◆ **WHAT TO WORK ON**: Quote word for word the lines below, beginning with the first and ending with the one that has "from matplotlib.patches import Rectangle". Drop the pictures.

━━ DATA SECTION

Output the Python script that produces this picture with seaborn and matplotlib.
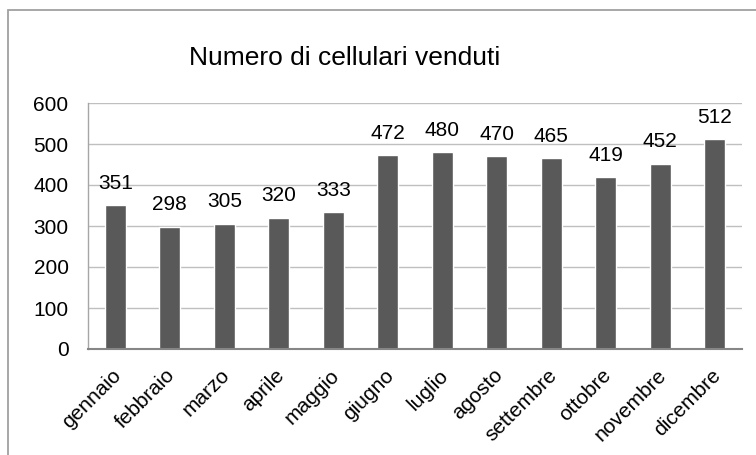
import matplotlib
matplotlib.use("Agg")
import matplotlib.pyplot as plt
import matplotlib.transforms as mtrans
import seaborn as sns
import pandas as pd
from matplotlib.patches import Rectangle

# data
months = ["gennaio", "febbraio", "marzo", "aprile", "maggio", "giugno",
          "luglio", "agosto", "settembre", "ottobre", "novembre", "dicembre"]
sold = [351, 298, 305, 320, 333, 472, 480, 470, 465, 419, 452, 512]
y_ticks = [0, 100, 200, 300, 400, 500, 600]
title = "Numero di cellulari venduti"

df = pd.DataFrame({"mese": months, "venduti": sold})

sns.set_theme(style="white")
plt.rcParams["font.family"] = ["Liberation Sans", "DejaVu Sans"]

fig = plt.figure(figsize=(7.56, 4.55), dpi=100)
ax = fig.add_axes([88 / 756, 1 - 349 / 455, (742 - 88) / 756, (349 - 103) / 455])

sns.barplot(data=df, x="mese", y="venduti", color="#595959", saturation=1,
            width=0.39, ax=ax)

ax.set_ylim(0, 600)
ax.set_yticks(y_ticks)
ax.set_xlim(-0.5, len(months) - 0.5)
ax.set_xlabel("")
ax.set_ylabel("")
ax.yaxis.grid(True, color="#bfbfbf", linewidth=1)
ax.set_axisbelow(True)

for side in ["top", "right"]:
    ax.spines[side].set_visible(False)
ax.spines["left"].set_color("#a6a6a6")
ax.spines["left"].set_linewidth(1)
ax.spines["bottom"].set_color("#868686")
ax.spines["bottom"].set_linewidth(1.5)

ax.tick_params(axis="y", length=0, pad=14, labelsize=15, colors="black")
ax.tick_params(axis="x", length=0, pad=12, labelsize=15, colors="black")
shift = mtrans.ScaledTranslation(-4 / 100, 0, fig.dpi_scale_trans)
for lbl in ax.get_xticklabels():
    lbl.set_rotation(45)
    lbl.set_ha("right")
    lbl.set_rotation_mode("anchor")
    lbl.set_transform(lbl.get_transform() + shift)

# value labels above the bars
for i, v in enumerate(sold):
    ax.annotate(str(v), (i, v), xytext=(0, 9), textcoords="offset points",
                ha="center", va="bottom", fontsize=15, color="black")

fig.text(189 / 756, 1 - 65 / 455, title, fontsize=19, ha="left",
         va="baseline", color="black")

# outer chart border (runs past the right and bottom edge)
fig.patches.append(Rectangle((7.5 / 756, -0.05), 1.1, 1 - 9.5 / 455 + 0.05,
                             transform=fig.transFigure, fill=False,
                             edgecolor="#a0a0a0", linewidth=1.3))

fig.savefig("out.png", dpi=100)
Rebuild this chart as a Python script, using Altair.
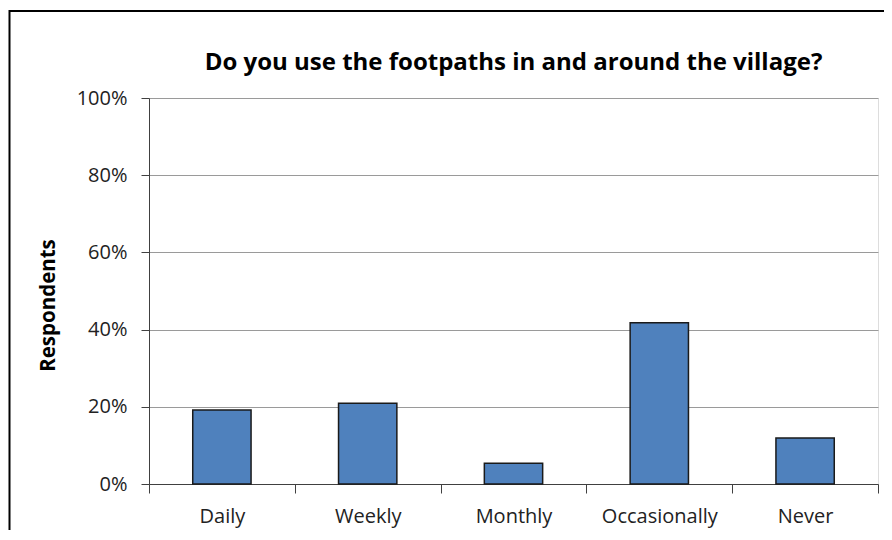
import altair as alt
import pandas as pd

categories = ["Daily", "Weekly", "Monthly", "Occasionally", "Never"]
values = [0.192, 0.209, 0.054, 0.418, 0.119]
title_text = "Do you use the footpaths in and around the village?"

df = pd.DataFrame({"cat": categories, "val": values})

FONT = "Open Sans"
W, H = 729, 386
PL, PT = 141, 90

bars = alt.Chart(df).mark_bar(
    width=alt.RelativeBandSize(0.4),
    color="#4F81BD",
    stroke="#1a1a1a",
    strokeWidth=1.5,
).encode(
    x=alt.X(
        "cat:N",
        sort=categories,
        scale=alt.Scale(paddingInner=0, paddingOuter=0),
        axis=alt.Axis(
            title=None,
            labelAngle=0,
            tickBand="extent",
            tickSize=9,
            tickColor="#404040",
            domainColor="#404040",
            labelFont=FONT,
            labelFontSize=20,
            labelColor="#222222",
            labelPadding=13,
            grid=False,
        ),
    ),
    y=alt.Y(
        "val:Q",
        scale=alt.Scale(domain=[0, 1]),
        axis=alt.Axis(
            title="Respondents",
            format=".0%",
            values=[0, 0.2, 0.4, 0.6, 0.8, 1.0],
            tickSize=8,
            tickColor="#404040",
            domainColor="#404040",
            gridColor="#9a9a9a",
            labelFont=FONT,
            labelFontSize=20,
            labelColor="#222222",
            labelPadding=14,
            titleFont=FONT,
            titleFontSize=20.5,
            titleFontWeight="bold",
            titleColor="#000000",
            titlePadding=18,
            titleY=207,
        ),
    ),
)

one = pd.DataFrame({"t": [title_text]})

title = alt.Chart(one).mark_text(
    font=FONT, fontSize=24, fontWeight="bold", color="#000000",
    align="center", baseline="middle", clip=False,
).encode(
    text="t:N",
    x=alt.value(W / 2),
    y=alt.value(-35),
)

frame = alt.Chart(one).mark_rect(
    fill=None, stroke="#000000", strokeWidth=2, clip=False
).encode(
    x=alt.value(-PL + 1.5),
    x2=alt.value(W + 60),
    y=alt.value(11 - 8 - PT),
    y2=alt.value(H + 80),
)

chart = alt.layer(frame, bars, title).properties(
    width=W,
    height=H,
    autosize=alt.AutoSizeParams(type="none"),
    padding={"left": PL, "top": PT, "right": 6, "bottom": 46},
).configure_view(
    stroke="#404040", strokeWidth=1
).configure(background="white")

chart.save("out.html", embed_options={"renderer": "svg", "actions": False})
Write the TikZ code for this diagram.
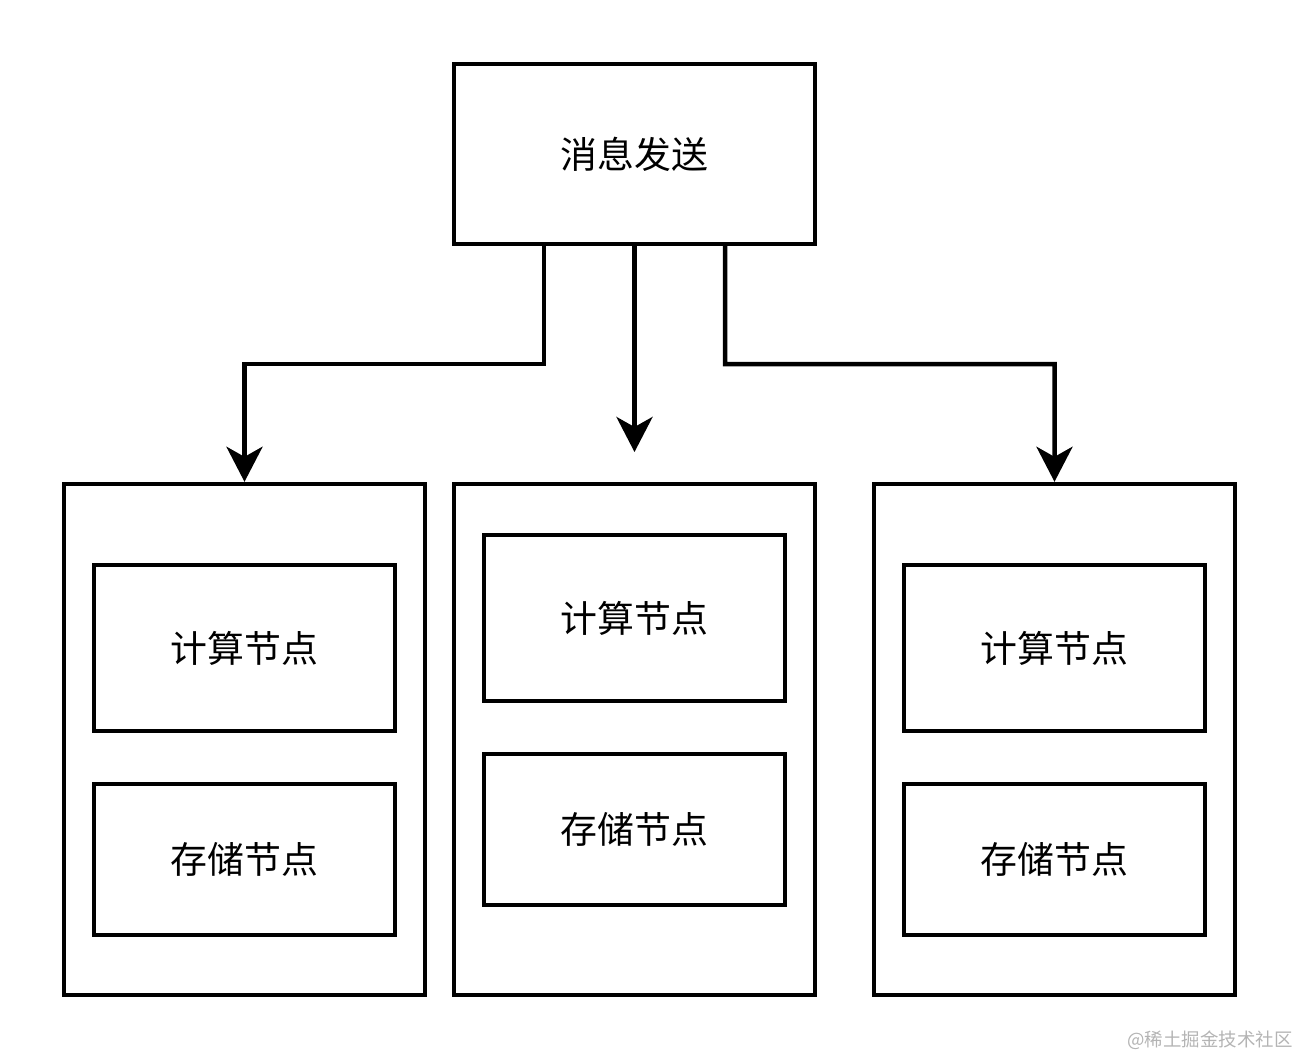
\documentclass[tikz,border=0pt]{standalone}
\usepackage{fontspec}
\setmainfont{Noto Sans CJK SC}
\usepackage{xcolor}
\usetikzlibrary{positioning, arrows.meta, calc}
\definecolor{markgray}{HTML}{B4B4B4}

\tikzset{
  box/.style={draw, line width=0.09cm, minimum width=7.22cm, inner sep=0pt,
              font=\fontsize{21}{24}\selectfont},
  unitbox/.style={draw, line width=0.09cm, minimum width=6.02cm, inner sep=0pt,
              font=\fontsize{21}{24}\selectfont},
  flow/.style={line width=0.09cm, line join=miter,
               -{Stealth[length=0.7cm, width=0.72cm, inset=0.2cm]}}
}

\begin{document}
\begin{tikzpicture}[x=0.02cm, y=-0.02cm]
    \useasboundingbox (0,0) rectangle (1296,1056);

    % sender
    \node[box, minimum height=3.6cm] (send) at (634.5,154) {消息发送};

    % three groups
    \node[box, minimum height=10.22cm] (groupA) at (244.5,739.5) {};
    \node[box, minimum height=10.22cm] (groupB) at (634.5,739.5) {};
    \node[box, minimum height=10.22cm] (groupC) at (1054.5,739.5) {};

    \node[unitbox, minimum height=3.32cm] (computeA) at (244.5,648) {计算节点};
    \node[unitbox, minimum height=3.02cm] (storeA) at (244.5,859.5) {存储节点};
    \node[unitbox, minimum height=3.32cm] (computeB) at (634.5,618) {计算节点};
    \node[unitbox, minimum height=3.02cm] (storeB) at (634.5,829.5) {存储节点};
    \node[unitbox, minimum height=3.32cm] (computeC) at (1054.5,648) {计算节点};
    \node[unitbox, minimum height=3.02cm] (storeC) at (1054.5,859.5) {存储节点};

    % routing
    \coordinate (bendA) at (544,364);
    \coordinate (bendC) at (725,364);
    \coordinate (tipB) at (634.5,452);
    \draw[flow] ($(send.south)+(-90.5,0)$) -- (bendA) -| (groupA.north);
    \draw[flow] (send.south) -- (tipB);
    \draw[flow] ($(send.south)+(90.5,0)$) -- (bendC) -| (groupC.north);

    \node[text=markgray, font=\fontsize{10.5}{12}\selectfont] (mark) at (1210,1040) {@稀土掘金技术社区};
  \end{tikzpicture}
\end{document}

━━━━

◆ **ANSWER BELOW**:
Output the Python script that produces this picture with seaborn and matplotlib.
import matplotlib
matplotlib.use("Agg")
import matplotlib.pyplot as plt
import matplotlib.transforms as mtrans
import seaborn as sns
import pandas as pd
from matplotlib.patches import Rectangle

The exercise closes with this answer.